U.S. Dollar: Investors Complain About - But Still Hold - the Buck
Analysis
These days, everyone in commerce and finance circles seems to complain about the dollar, but few institutional investors want to part with them.
Despite unprecedented quantitative easing by the U.S Federal Reserve, and $1 trillion-level U.S. budget deficits, the dollar continues to hold its own against a basket of the world's other, major currencies.
The U.S. Dollar Index, which tracks the greenback against a basket of currencies, was at 81.54 on Friday at mid-day, up 0.71 percent. That's higher than the low at/near 72.50 registered in the spring 2011.
To be sure, the dollar index is still down 9 percent since hitting a high at/near 90 as the financial crisis' worsened in the second half of 2008, but the decline is far from the dollar collapse some had forecast as a result of the flood of stimulus dollars hitting global markets.
Why Hasn't Dollar Collapsed?
Why hasn't the dollar collapsed? Several reasons.
First, the flood of dollars added to the market has been offset by dollar-denominated wealth destruction that occurred in the U.S. stock market and housing markets. In other words, while there are more dollars circulating in global financial markets, the full effect of fiscal stimulus has been muted.
Second, the dollar remains the world's primary reserve currency. Up until the European government debt crisis, the euro had served as an alternate dollar, but that role may prove to be a short period in foreign exchange history, if Europe does not inconvertibly convince institutional investors that it has a viable plan to both stabilize the finances of Italy, and that also protects the value of the euro over time.

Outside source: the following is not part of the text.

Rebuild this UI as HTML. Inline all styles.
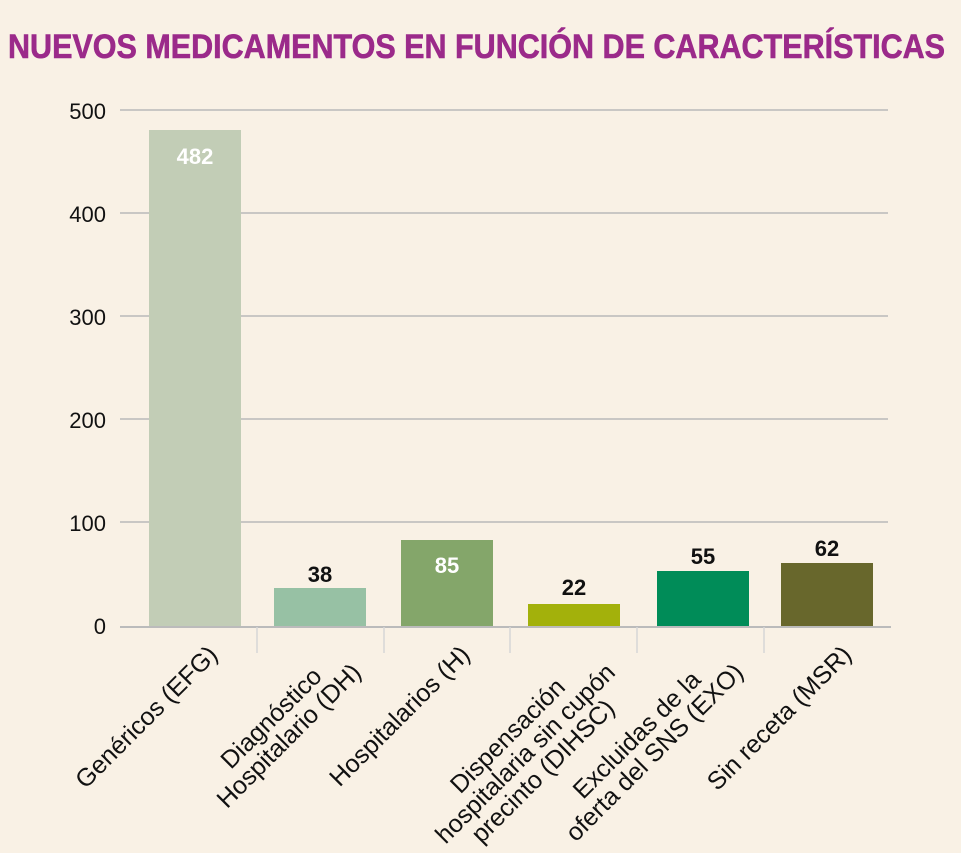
<!DOCTYPE html>
<html style="overflow:hidden"><head><meta charset="utf-8"><style>
html,body{margin:0;width:961px;height:853px;overflow:hidden}
body{background:#f9f1e5;position:relative;font-family:"Liberation Sans",sans-serif}
.lab{position:absolute;top:642px;transform-origin:100% 0;transform:rotate(-45deg);text-align:center;font-size:25px;line-height:25px;color:#111;white-space:nowrap}
</style></head><body>
<svg width="961" height="853" style="position:absolute;left:0;top:0">
<text x="8" y="58" textLength="937" lengthAdjust="spacingAndGlyphs" font-family="Liberation Sans Narrow, Liberation Sans, sans-serif" font-weight="bold" font-size="34" fill="#9b2a8a" stroke="#9b2a8a" stroke-width="0.6">NUEVOS MEDICAMENTOS EN FUNCIÓN DE CARACTERÍSTICAS</text>
<g stroke="#b9b9b9" stroke-width="1.5">
<line x1="120" x2="888" y1="110" y2="110"/><line x1="120" x2="888" y1="213" y2="213"/>
<line x1="120" x2="888" y1="316" y2="316"/><line x1="120" x2="888" y1="419" y2="419"/>
<line x1="120" x2="888" y1="522" y2="522"/>
</g>
<g font-size="22" fill="#111" text-anchor="end" font-family="Liberation Sans, sans-serif">
<text x="106" y="119">500</text><text x="106" y="222">400</text><text x="106" y="325">300</text>
<text x="106" y="428">200</text><text x="106" y="531">100</text><text x="106" y="634">0</text>
</g>
<rect x="149" y="130" width="92" height="497" fill="#c2cdb6"/>
<rect x="274" y="588" width="92" height="39" fill="#97c1a4"/>
<rect x="401" y="540" width="92" height="87" fill="#84a66a"/>
<rect x="528" y="604" width="92" height="23" fill="#a3b10b"/>
<rect x="657" y="571" width="92" height="56" fill="#008c58"/>
<rect x="781" y="563" width="92" height="64" fill="#68672c"/>
<line x1="120" x2="891" y1="627" y2="627" stroke="#bbb" stroke-width="2"/>
<g stroke="#d6d6d6" stroke-width="1.5">
<line x1="257" x2="257" y1="627" y2="653"/><line x1="384" x2="384" y1="627" y2="653"/>
<line x1="510" x2="510" y1="627" y2="653"/><line x1="637" x2="637" y1="627" y2="653"/>
<line x1="764" x2="764" y1="627" y2="653"/>
</g>
<g font-size="22" font-weight="bold" text-anchor="middle" font-family="Liberation Sans, sans-serif">
<text x="195" y="164" fill="#fff">482</text>
<text x="320" y="582" fill="#111">38</text>
<text x="447" y="573" fill="#fff">85</text>
<text x="574" y="595" fill="#111">22</text>
<text x="703" y="564" fill="#111">55</text>
<text x="827" y="556" fill="#111">62</text>
</g>
</svg>
<div class="lab" style="right:756px">Genéricos (EFG)</div>
<div class="lab" style="right:630px">Diagnóstico<br>Hospitalario (DH)</div>
<div class="lab" style="right:504px">Hospitalarios (H)</div>
<div class="lab" style="right:376px">Dispensación<br>hospitalaria sin cupón<br>precinto (DIHSC)</div>
<div class="lab" style="right:248px">Excluidas de la<br>oferta del SNS (EXO)</div>
<div class="lab" style="right:122px">Sin receta (MSR)</div>
</body></html>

Morevover, as the above suggests, achieving that will be a bit of a trick for European Union policy makers: if they don't provide an adequate bailout for debt-laden countries, the eurozone risks a default and/or contagion -- another wave of the financial crisis. However, if eurozone leaders provide a bailout that's too large and/or that otherwise scares bond holders, they risk increasing inflation, weakening the euro, or losing the confidence of investors.
Further, although initial evidence suggests Italy has made strides to get its finances on a balance-budget trajectory -- Italy sold €4.75 billion in three-year notes at an average rate of 4.83 percent on Friday -- investors remain concerned about credit agency downgrades of Italy and other debt-plagued Europe countries.
All of the aforementioned problems facing the eurozone have prompted institutional investors to take a more-cautious stance toward the euro as a reserve currency. Investors still want to diversify in to euros, but as of the now, the euro is not going to displace the dollar as the world's primary reserve currency.
Third, the United States, despite its large budget deficit, trade deficit, inadequate GDP-growth economic recovery, and the seemingly continual partisan fight between Democrats and Republicans in Washington, still boasts an economy that, in many ways, remains the envy of the world.
Historically, the U.S.'s economic system has proven to be remarkably flexible and resilient -- able to withstand losses of whole sectors and, via ingenuity and new technologies, create new engines of both GP growth and job growth. That said, economists caution that no two recovery cycles are identical and this cycle -- the globalization era with its lower cost structure -- will likely present the toughest hurdle for the nation's job creation machine since the Great Depression of the 1930s.
In other words, there are still several unknowns regarding the structure of the U.S. economy in the globalization era's second decade; even so, institutional investors still view the U.S. as a promising place to deploy capital. That attractiveness boosts the value of dollar-denominated assets, and that obviously supports the dollar's value.
Dollar Poised to Rally in 2012?
The dollar in the initial 12 years of the 21st century has taken it on the chin -- it's been its toughest period since the stagflation period of the mid/late 1970s. Further, until policy makers can find ways to increase U.S. GDP growth to at least 3 percent per year, the dollar will likely struggle to gain short-term versus the pound, yen, Swiss franc, Canadian dollar and Australian dollar.
But long-term the dollar's prospects remain at least as promising as the world's other, major currencies and -- at this stage of the European sovereign debt crisis -- better than the euro. Institutional investors -- the big guns who determine the value of stocks, bonds, and other assets -- are saying as much with their willingness to hold a substantial amount of dollars, despite the U.S.'s worst economic and financial problems since the 1930s.
In other words, the dollar has had a rough decade, but the buck, and the U.S. economy, have encountered even bigger problems in the past, and recovered.